Isoquinoline-1,3-dione-derived conjugated polymers for field-effect transistors: synthesis, properties, and the effect of inner aromatic bridges

Abstract

Isoquinoline-1,3-dione (IQD) is a novel electron-withdrawing building block. However, its polymer derivatives have been rarely constructed and studied. Herein, we report a series of polymers (P1–P3) based on three novel IQD-derived electron-acceptors 5a–c, which were synthesized via aldol condensation reactions between IQD and the dialdehyde of thieno[3,2-b]thiophene (TT), 2,2′-bithiophene (BT), and (E)-2-(2-(thiophen-2-yl)vinyl)thiophene (TVT), respectively.

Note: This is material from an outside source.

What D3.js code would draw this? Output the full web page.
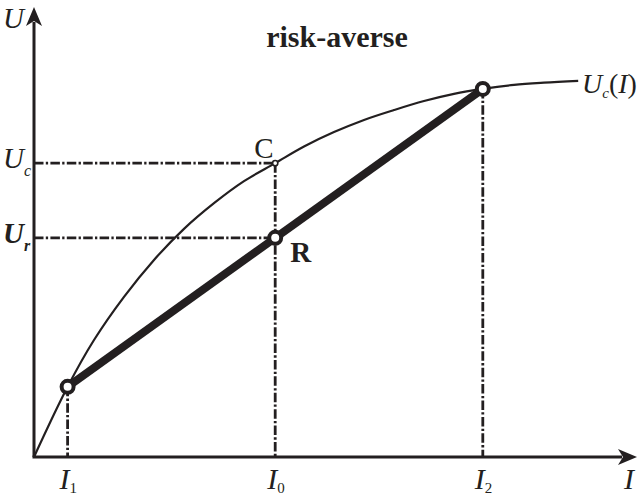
<!DOCTYPE html>
<html>
<head>
<meta charset="utf-8">
<script src="https://cdn.jsdelivr.net/npm/d3@7"></script>
<style>
  html, body { margin: 0; padding: 0; background: #fff; }
  svg { display: block; }
  text { font-family: "Liberation Serif", "Times New Roman", serif; fill: #231f20; }
</style>
</head>
<body>
<svg id="chart" width="637" height="497"></svg>
<script>
// Utility curve U_c(I), sampled points (income I, utility U)
const curveI = [0, 5.6, 10, 15, 20, 25, 30, 35, 40.2, 45, 50, 55, 60, 65, 70, 74.8, 80, 85, 90.7];
const curveU = [0, 15.6, 26.0, 35.6, 43.8, 50.7, 56.4, 61.3, 65.3, 69.0, 72.2, 74.9, 77.1, 79.1, 80.7, 81.8, 82.7, 83.2, 83.6];

// Two outcomes I1, I2 and the expected income I0
const outcomeNames = ["1", "2"];
const outcomeI = [5.6, 74.8];
const outcomeU = [15.6, 81.8];
const expectedI = 40.2;
const certainU = 65.3;   // U_c at I0 (point C)
const riskyU = 48.7;     // expected utility at I0 (point R)

const ink = "#231f20";
const svg = d3.select("#chart");

const x = d3.scaleLinear().domain([0, 100]).range([34, 634]);
const y = d3.scaleLinear().domain([0, 100]).range([457, 7]);

// dash-dot guide lines
const dashDot = "9.5,2.3,2.3,2.3";
const guides = svg.append("g")
  .attr("stroke", ink).attr("stroke-width", 2.8)
  .attr("stroke-dasharray", dashDot).attr("fill", "none");

guides.append("line")
  .attr("x1", x(0)).attr("x2", x(expectedI))
  .attr("y1", y(certainU)).attr("y2", y(certainU));
guides.append("line")
  .attr("x1", x(0)).attr("x2", x(expectedI))
  .attr("y1", y(riskyU)).attr("y2", y(riskyU));
guides.append("line")
  .attr("x1", x(expectedI)).attr("x2", x(expectedI))
  .attr("y1", y(certainU)).attr("y2", y(0));
outcomeI.forEach((v, i) => {
  guides.append("line")
    .attr("x1", x(v)).attr("x2", x(v))
    .attr("y1", y(outcomeU[i])).attr("y2", y(0));
});

// utility curve
const pts = curveI.map((v, i) => [v, curveU[i]]);
svg.append("path")
  .datum(pts)
  .attr("fill", "none")
  .attr("stroke", ink)
  .attr("stroke-width", 2.2)
  .attr("d", d3.line().x(d => x(d[0])).y(d => y(d[1])).curve(d3.curveCatmullRom.alpha(0.5)));

// chord between the two outcomes
svg.append("line")
  .attr("x1", x(outcomeI[0])).attr("y1", y(outcomeU[0]))
  .attr("x2", x(outcomeI[1])).attr("y2", y(outcomeU[1]))
  .attr("stroke", ink).attr("stroke-width", 8);

// axes
svg.append("line")
  .attr("x1", x(0)).attr("y1", y(0)).attr("x2", x(0)).attr("y2", 22)
  .attr("stroke", ink).attr("stroke-width", 3);
svg.append("line")
  .attr("x1", x(0) - 1.5).attr("y1", y(0)).attr("x2", 622).attr("y2", y(0))
  .attr("stroke", ink).attr("stroke-width", 3);
svg.append("path")
  .attr("d", `M${x(0)},7 L${x(0) - 8},26 L${x(0)},21 L${x(0) + 8},26 Z`)
  .attr("fill", ink);
svg.append("path")
  .attr("d", `M637,${y(0)} L618,${y(0) - 8} L623,${y(0)} L618,${y(0) + 8} Z`)
  .attr("fill", ink);

// points
outcomeI.forEach((v, i) => {
  svg.append("circle")
    .attr("cx", x(v)).attr("cy", y(outcomeU[i])).attr("r", 6)
    .attr("fill", "#fff").attr("stroke", ink).attr("stroke-width", 4);
});
svg.append("circle")
  .attr("cx", x(expectedI)).attr("cy", y(riskyU)).attr("r", 6)
  .attr("fill", "#fff").attr("stroke", ink).attr("stroke-width", 4);
svg.append("circle")
  .attr("cx", x(expectedI)).attr("cy", y(certainU)).attr("r", 2.6)
  .attr("fill", "#fff").attr("stroke", ink).attr("stroke-width", 1.6);

// labels
const fs = 29;
svg.append("text").attr("x", 3).attr("y", 28)
  .attr("font-size", fs).attr("font-style", "italic").text("U");

const uc = svg.append("text").attr("x", 3).attr("y", y(certainU) + 5)
  .attr("font-size", fs).attr("font-style", "italic");
uc.append("tspan").text("U");
uc.append("tspan").attr("font-size", 16).attr("dx", 0).attr("dy", 8).text("c");

const ur = svg.append("text").attr("x", 3).attr("y", y(riskyU) + 5)
  .attr("font-size", fs).attr("font-style", "italic").attr("font-weight", "bold");
ur.append("tspan").text("U");
ur.append("tspan").attr("font-size", 16).attr("dx", 0).attr("dy", 8).text("r");

svg.append("text").attr("x", x(expectedI) - 21).attr("y", y(certainU) - 5)
  .attr("font-size", fs).text("C");
svg.append("text").attr("x", x(expectedI) + 15).attr("y", y(riskyU) + 24)
  .attr("font-size", fs).attr("font-weight", "bold").text("R");

svg.append("text").attr("x", 337).attr("y", 47).attr("text-anchor", "middle")
  .attr("font-size", 30).attr("font-weight", "bold").text("risk-averse");

const lab = svg.append("text").attr("x", 582).attr("y", 93)
  .attr("font-size", 28).attr("font-style", "italic");
lab.append("tspan").text("U");
lab.append("tspan").attr("font-size", 15).attr("dx", 0).attr("dy", 5).text("c");
lab.append("tspan").attr("dy", -5).attr("font-style", "normal").text("(");
lab.append("tspan").text("I");
lab.append("tspan").attr("font-style", "normal").text(")");

// income tick labels under the axis
function incomeLabel(xv, sub) {
  const t = svg.append("text").attr("x", x(xv) - 8).attr("y", 489)
    .attr("font-size", 30).attr("font-style", "italic");
  t.append("tspan").text("I");
  t.append("tspan").attr("font-size", 15).attr("font-style", "normal").attr("dy", 4).text(sub);
}
incomeLabel(outcomeI[0], outcomeNames[0]);
incomeLabel(expectedI, "0");
incomeLabel(outcomeI[1], outcomeNames[1]);

svg.append("text").attr("x", 624).attr("y", 489)
  .attr("font-size", 30).attr("font-style", "italic").text("I");
</script>
</body>
</html>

P1-based field-effect transistors showed ambipolar charge transport behavior with the electron/hole mobilities (μ_e/μ_h) of 0.04/0.35 cm² V⁻¹ s⁻¹. However, P2- and P3-based ones showed p-type behaviors with high μ_h values of 1.08 and 0.75 cm² V⁻¹ s⁻¹, respectively, which are among the highest in the IQD-based polymers reported so far. Thin film microstructural analyses demonstrated that the more extended π-conjugation and less backbone rigidity of bridging units, and better long-range order in thin films are responsible for the high μ_h of P2 and P3. Our work highlights that IQD is a promising building block for achieving high-performance semiconducting materials and its inner bridging units also have an important influence on the charge transport properties of polymer derivatives.